Sure, demagogues will abound. They will gladly rob Peter to pay Paul in order to buy Paul's vote. They will sell out the economic security of the country and every ounce of their checkered integrity to garner the support of those hoping to dip both hands into the public till. A healthy, responsible society requires that politicians of this ilk be viewed as the opportunistic whores they are and that their supporters their morally corrupted johns.

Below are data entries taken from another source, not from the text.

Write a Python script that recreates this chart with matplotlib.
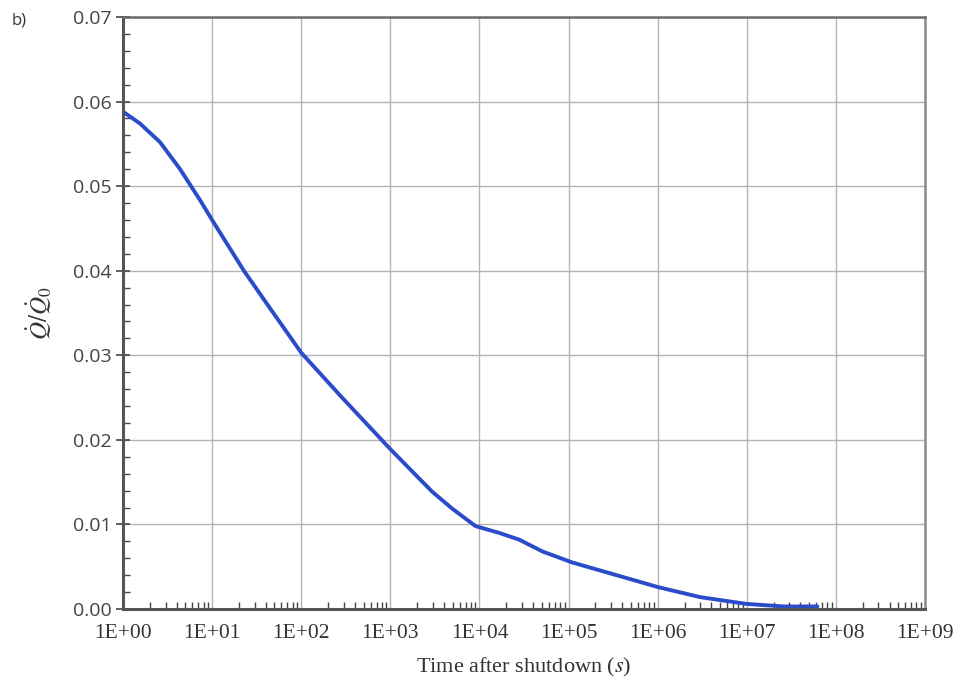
import numpy as np
import matplotlib
matplotlib.use("Agg")
import matplotlib.pyplot as plt
from matplotlib.ticker import LogLocator, MultipleLocator, NullFormatter

# values
t = [1, 1.55, 2.6, 4.37, 7.36, 10.4, 22.7, 41.7, 100, 281, 1000, 2924, 4900,
     9030, 1.66e4, 2.79e4, 5.1e4, 1.1e5, 3.45e5, 1.0e6, 3.0e6, 1.0e7, 2.6e7, 6.2e7]
q = [0.0588, 0.0574, 0.0552, 0.0520, 0.0483, 0.0457, 0.0400, 0.0360, 0.0303,
     0.0251, 0.0189, 0.0139, 0.0119, 0.0098, 0.0090, 0.0082, 0.0068, 0.0055,
     0.0040, 0.0026, 0.0014, 0.0006, 0.0003, 0.0003]

xticks = [10.0**k for k in range(10)]
xlabels = ["1E+%02d" % k for k in range(10)]
yticks = [0.00, 0.01, 0.02, 0.03, 0.04, 0.05, 0.06, 0.07]

plt.rcParams['mathtext.fontset'] = 'stix'

fig = plt.figure(figsize=(9.56, 6.9), dpi=100)
ax = fig.add_axes([0.1287, 0.1174, 0.8389, 0.858])

ax.plot(t, q, color='#2b4cc9', lw=2.8, solid_capstyle='round', solid_joinstyle='round')

ax.set_xscale('log')
ax.set_xlim(1, 1e9)
ax.set_ylim(0, 0.07)
ax.set_xticks(xticks)
ax.set_xticklabels(xlabels, fontfamily='Liberation Serif', fontsize=15.5, color='#333333')
ax.xaxis.set_minor_locator(LogLocator(base=10, subs=np.arange(2, 10), numticks=20))
ax.xaxis.set_minor_formatter(NullFormatter())
ax.set_yticks(yticks)
ax.set_yticklabels(["%.2f" % v for v in yticks], fontfamily='Open Sans', fontsize=14, color='#444444')
ax.yaxis.set_minor_locator(MultipleLocator(0.002))

ax.grid(True, which='major', color='#b4b4b4', lw=1.0)
ax.tick_params(axis='x', which='major', direction='in', length=0, pad=11)
ax.tick_params(axis='x', which='minor', direction='in', length=5, width=1, color='#444444')
ax.tick_params(axis='y', which='major', direction='inout', length=10, width=1.2, color='#444444', pad=3)
ax.tick_params(axis='y', which='minor', direction='in', length=5, width=1, color='#444444')

for s in ['left', 'bottom']:
    ax.spines[s].set_linewidth(2.2)
    ax.spines[s].set_color('#555555')
ax.spines['top'].set_linewidth(1.8)
ax.spines['top'].set_color('#6a6a6a')
ax.spines['right'].set_linewidth(1.8)
ax.spines['right'].set_color('#8a8a8a')

ax.set_xlabel('Time after shutdown ($\\it{s}$)', fontfamily='Liberation Serif', fontsize=16,
              labelpad=9, color='#333333')
ax.set_ylabel(r'$\dot{Q}/\dot{Q}_0$', fontsize=18, labelpad=14, color='#333333')

fig.text(0.012, 0.965, 'b)', fontsize=12, fontfamily='Open Sans', color='#333333')

fig.savefig('out.png', dpi=100, facecolor='white')
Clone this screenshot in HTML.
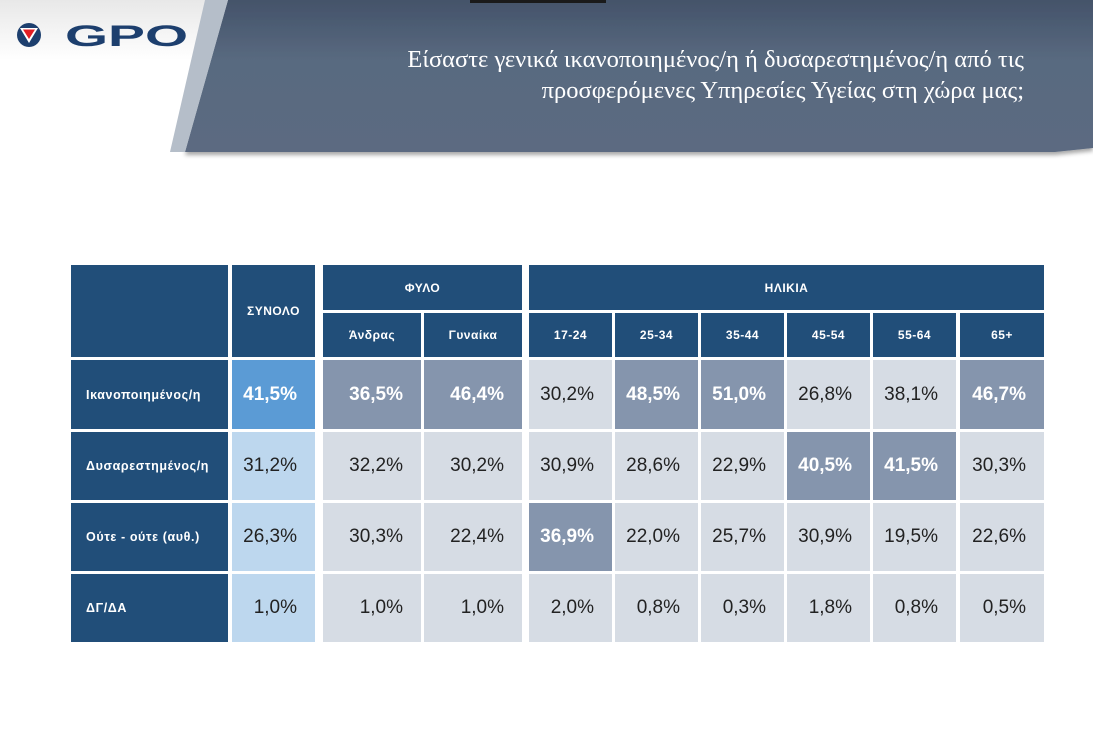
<!DOCTYPE html>
<html><head><meta charset="utf-8">
<style>
body{margin:0;width:1093px;height:746px;background:#fff;position:relative;overflow:hidden;font-family:"Liberation Sans","DejaVu Sans",sans-serif;}
.c{position:absolute;box-sizing:border-box;display:flex;align-items:center;}
.h{background:#214e79;color:#fff;font-weight:bold;font-size:12px;justify-content:center;letter-spacing:0.5px;}
.rl{background:#214e79;color:#fff;font-weight:bold;font-size:12.5px;padding-left:15px;letter-spacing:0.6px;}
.v{justify-content:flex-end;padding-right:18px;font-size:19px;color:#222;}
.v.hi{color:#fff;font-weight:bold;}
</style></head><body>
<div style="position:absolute;left:0;top:0;width:230px;height:150px;background:linear-gradient(#e8e8e8,#fff 40%);"></div>
<svg width="1093" height="165" style="position:absolute;left:0;top:0">
<defs><linearGradient id="g" x1="0" y1="0" x2="0" y2="1"><stop offset="0" stop-color="#44536a"/><stop offset="0.4" stop-color="#596a80"/><stop offset="1" stop-color="#5b6b81"/></linearGradient>
<filter id="s"><feDropShadow dx="0" dy="3" stdDeviation="2" flood-color="#000" flood-opacity="0.35"/></filter></defs>
<polygon points="228,0 1093,0 1093,148 1055,152 185,152" fill="url(#g)" filter="url(#s)"/>
<polygon points="205,0 228,0 185,152 170,152" fill="#b5bec9"/>
<rect x="470" y="0" width="136" height="3" fill="#1a1a1a"/>
<text x="1024" y="67" text-anchor="end" fill="#fff" font-family="Liberation Serif,serif" font-size="24.5">Είσαστε γενικά ικανοποιημένος/η ή δυσαρεστημένος/η από τις</text>
<text x="1024" y="98" text-anchor="end" fill="#fff" font-family="Liberation Serif,serif" font-size="24.5">προσφερόμενες Υπηρεσίες Υγείας στη χώρα μας;</text>
</svg>
<div style="position:absolute;left:0;top:0;">
<svg width="200" height="60"><circle cx="29" cy="35" r="12" fill="#1d3f6e"/><polygon points="20,28 38,28 29,43" fill="#fff"/><polygon points="23,29.5 35,29.5 29,39" fill="#e31e24"/>
<text x="65" y="46" font-family="Liberation Sans,sans-serif" font-weight="bold" font-size="30" fill="#1d3f6e" textLength="123" lengthAdjust="spacingAndGlyphs">GPO</text></svg></div>
<div id="t"></div>
<script>
const cats=["ΣΥΝΟΛΟ","Άνδρας","Γυναίκα","17-24","25-34","35-44","45-54","55-64","65+"];
const rows=["Ικανοποιημένος/η","Δυσαρεστημένος/η","Ούτε - ούτε (αυθ.)","ΔΓ/ΔΑ"];
const satisfied=[41.5,36.5,46.4,30.2,48.5,51.0,26.8,38.1,46.7];
const dissatisfied=[31.2,32.2,30.2,30.9,28.6,22.9,40.5,41.5,30.3];
const neither=[26.3,30.3,22.4,36.9,22.0,25.7,30.9,19.5,22.6];
const dkna=[1.0,1.0,1.0,2.0,0.8,0.3,1.8,0.8,0.5];
const highlight=[[1,1,1,0,1,1,0,0,1],[0,0,0,0,0,0,1,1,0],[0,0,0,1,0,0,0,0,0],[0,0,0,0,0,0,0,0,0]];
const series=[satisfied,dissatisfied,neither,dkna];
const colX=[[232,83],[323,98],[424,98],[529,83],[615,83],[701,83],[787,83],[873,83],[960,84]];
const rowY=[[360,69],[432,68],[503,68],[574,68]];
const T=document.getElementById('t');
function cell(cls,x,y,w,h,txt,bg){const d=document.createElement('div');d.className='c '+cls;d.style.cssText+=`left:${x}px;top:${y}px;width:${w}px;height:${h}px;`+(bg?`background:${bg};`:'');d.textContent=txt;T.appendChild(d);return d;}
let d=cell('h',71,265,157,92,'');


d=cell('h',232,265,83,92,'ΣΥΝΟΛΟ');


d=cell('h',323,265,199,45,'ΦΥΛΟ');


d=cell('h',529,265,515,45,'ΗΛΙΚΙΑ');


for(let i=1;i<cats.length;i++){const e=cell('h',colX[i][0],313,colX[i][1],44,cats[i]);

}
rows.forEach((r,ri)=>{const e=cell('rl',71,rowY[ri][0],157,rowY[ri][1],r);


series[ri].forEach((v,ci)=>{const hi=highlight[ri][ci];let bg;
if(ci===0)bg=hi?'#5b9bd5':'#bdd7ee';else bg=hi?'#8595ad':'#d6dce4';
const c=cell('v'+(hi?' hi':''),colX[ci][0],rowY[ri][0],colX[ci][1],rowY[ri][1],v.toFixed(1).replace('.',',')+'%',bg);

});});
</script>
</body></html>
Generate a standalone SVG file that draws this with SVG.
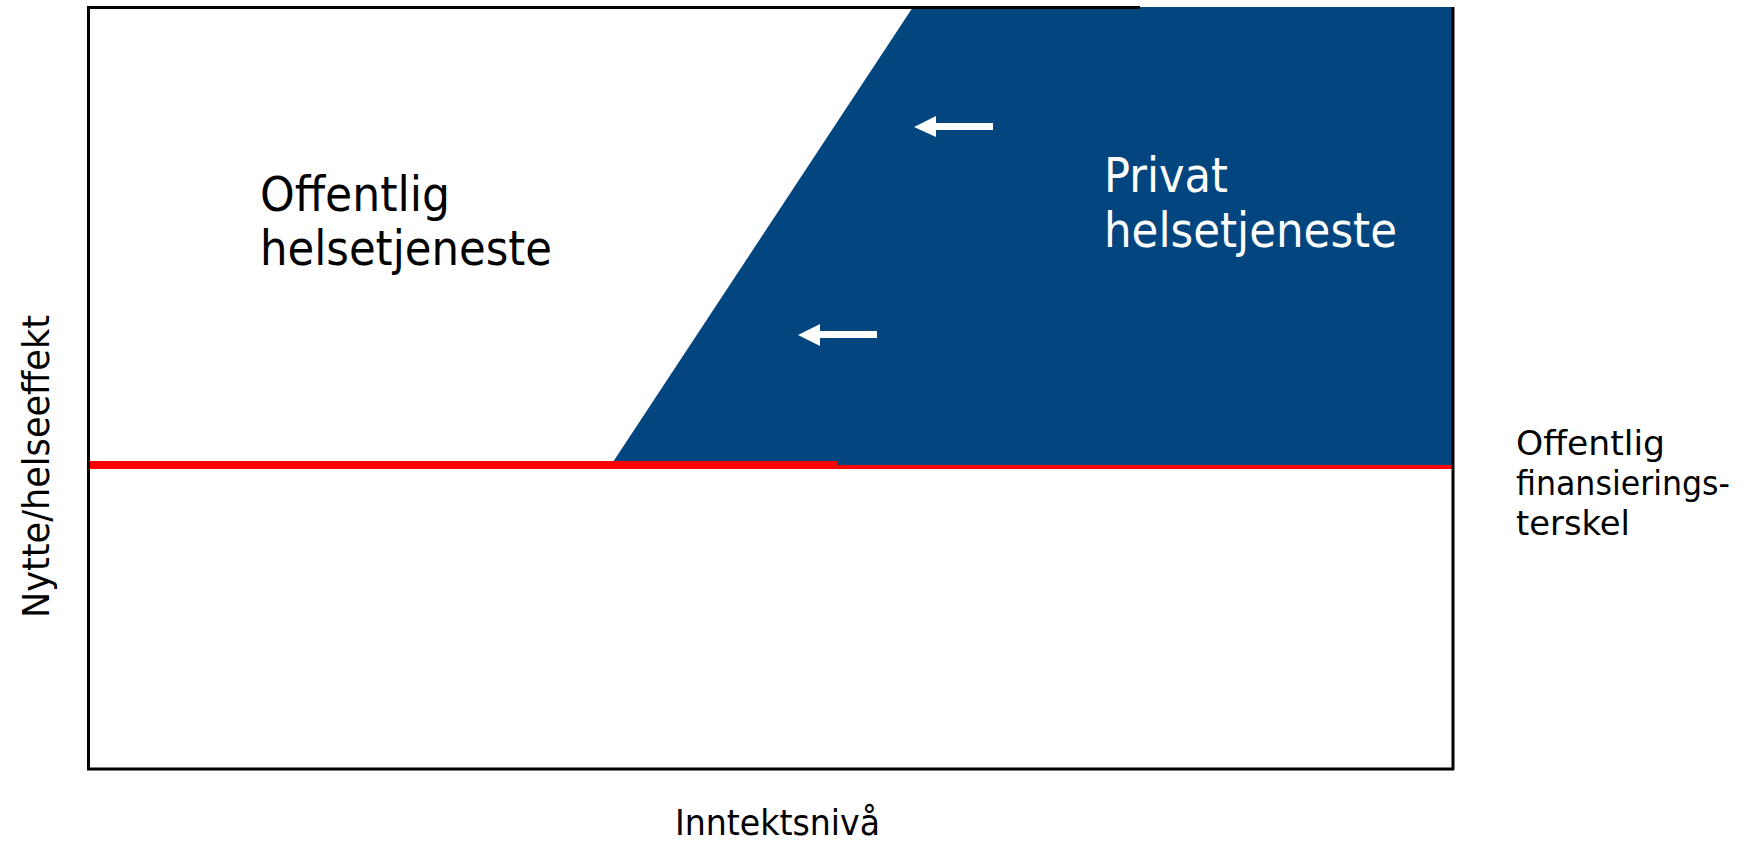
<svg xmlns="http://www.w3.org/2000/svg" width="1744" height="843" viewBox="0 0 1744 843">
  <style>
    .lbl { font-family: "DejaVu Sans", "Liberation Sans", sans-serif; }
    .big { font-size: 48px; }
    .mid { font-size: 35px; }
    .side { font-size: 33px; }
    .dark { fill: #000000; }
    .light { fill: #ffffff; }
    .arrow { fill: #ffffff; }
  </style>
  <rect x="0" y="0" width="1744" height="843" fill="#ffffff"/>
  <g id="private-region">
    <polygon points="913,7 1452,7 1452,465 837,465 837,462 613,462" fill="#03467f"/>
  </g>
  <g id="threshold-line">
    <rect x="88" y="461" width="749" height="8" fill="#ff0000"/>
    <rect x="837" y="465" width="615" height="4" fill="#ff0000"/>
  </g>
  <g id="frame" stroke="#000000" stroke-width="3" fill="none">
    <line x1="88.5" y1="7.5" x2="1140" y2="7.5"/>
    <line x1="88.5" y1="6" x2="88.5" y2="770"/>
    <line x1="87" y1="769" x2="1454" y2="769"/>
    <line x1="1453" y1="7" x2="1453" y2="770"/>
  </g>
  <g id="connectors">
    <polygon class="arrow" points="914,127 936,116 936,123 993,123 993,130 936,130 936,137"/>
    <polygon class="arrow" points="798,335 820,324 820,331 877,331 877,338 820,338 820,346"/>
  </g>
  <g id="public-label">
    <text class="lbl big dark" x="260" y="211" textLength="190" lengthAdjust="spacingAndGlyphs">Offentlig</text>
    <text class="lbl big dark" x="260" y="265" textLength="292" lengthAdjust="spacingAndGlyphs">helsetjeneste</text>
  </g>
  <g id="private-label">
    <text class="lbl big light" x="1104" y="192" textLength="124" lengthAdjust="spacingAndGlyphs">Privat</text>
    <text class="lbl big light" x="1104" y="247" textLength="293" lengthAdjust="spacingAndGlyphs">helsetjeneste</text>
  </g>
  <g id="threshold-label">
    <text class="lbl side dark" x="1516" y="455" textLength="149" lengthAdjust="spacingAndGlyphs">Offentlig</text>
    <text class="lbl side dark" x="1516" y="495" textLength="214" lengthAdjust="spacingAndGlyphs">finansierings-</text>
    <text class="lbl side dark" x="1516" y="535" textLength="114" lengthAdjust="spacingAndGlyphs">terskel</text>
  </g>
  <g id="x-axis-label">
    <text class="lbl mid dark" x="675" y="835" textLength="205" lengthAdjust="spacingAndGlyphs">Inntektsnivå</text>
  </g>
  <g id="y-axis-label">
    <text class="lbl dark" font-size="38" transform="translate(49,618) rotate(-90)" x="0" y="0" textLength="303" lengthAdjust="spacingAndGlyphs">Nytte/helseeffekt</text>
  </g>
</svg>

Do the American people have the necessary resolve to confront this problem head­­-on? I doubt it. Our culture is decimated. The idea that if a person does not work he should not eat has become a trivial footnote in our history. The value of self-reliance is no longer hailed by the media, taught in schools, or practiced in government and civil society. Common morality is conceived in terms of relativism, and is subject to innumerable conditions and exceptions.  As a result, a large portion of our citizenry has become weak and dependent. We have as a nation sown the wind and are now about to reap the whirlwind. Soon we will realize how well the nightmare looming before us harmonizes with our newly acquired values of "tolerance," "diversity," "egalitarianism," and "sharing the wealth" (or is it "the poverty"?).

If we learn only through experience punctuated by trial and error, as John Dewey taught, then I suspect that the tattooed and pierced "hey, dude, like cool!" generation is close to learning a lesson few of them will ever forget. Most  don't have the foggiest notion what the French Revolution was, but suffice it to say it began because of a financial crisis. Louis XVI and Marie Antoinette, along with scores of others, were eventually decapitated. But nothing like that could ever happen in the United States of America, right?  No, it's out of the question.  So sit back and enjoy another cafe latte venti along with a cinnamon crumpet; why not?